The exact way The Barber from Budapest was written is a reflection of how deeply personal the story is for Liz. There were no computers or even typewriters in sight - she wrote the novel on lined A4 paper with a fountain pen and ink.
"I bought myself a fountain pen because I'm an old school writer and while yes, you can do things on the computer, to sit down with this good quality A4 lined notebooks and a fountain pen was fantastic," she says.
"I also lashed out a bit and bought a quill pen with this stunning peacock green feather on it, and I just sat there with my bottle of ink and wrote the story.
"I also played music a lot - I played the music that mum used to listen to - including the Hungarian 'homesickness song' that they played on free radio during the uprising in Hungary in 1956.

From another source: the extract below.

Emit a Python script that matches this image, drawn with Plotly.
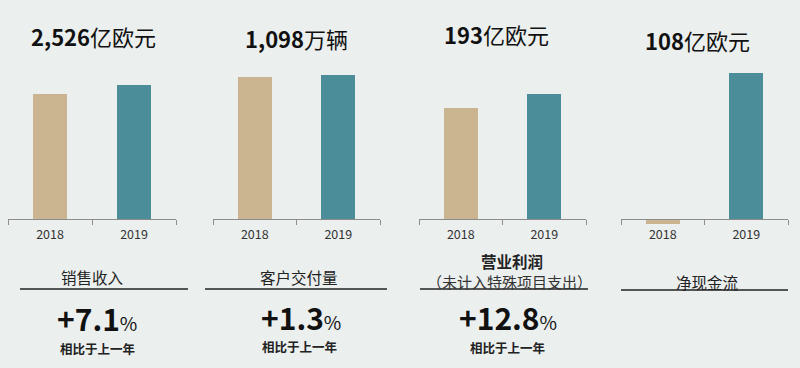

"I find that music and setting is very important for writing."
While it was never Liz's intention to write a page-turner, her work to truly bring the characters of her parents to life in The Barber from Budapest has meant people "can't put it down".
"People have been coming back and saying 'I read it in one sitting'," she says.
"Even my editor - when I first contacted her and sent her the first PDF - said she was blown away.
"For me, it's overwhelming. It was daunting putting it out there because it's my personal story and it's a very personal memoir and it's my own mum and dad.
"But I've had such an incredible response, it's very humbling."
And there's been no greater response than from her own family.
"My nieces and nephews, my daughter and my sister are just so grateful that I've done this," she says.
"My niece said to me 'Aunty Liz, that's the best present I've had in my entire life'.
"The dandelion at the front of the book represents the seeds blowing down through the wind and my parents' story filtering down through the generations.
"We all come from somewhere."
The Barber from Budapest and Other Stories is available to buy from Liz Posmyk's blog, www.bizzylizzysgoodthings.com
A percentage of sales from the book will go directly to the International Organisation for Migration, the organisation that assisted the Jasso family to immigrate to Australia in 1958.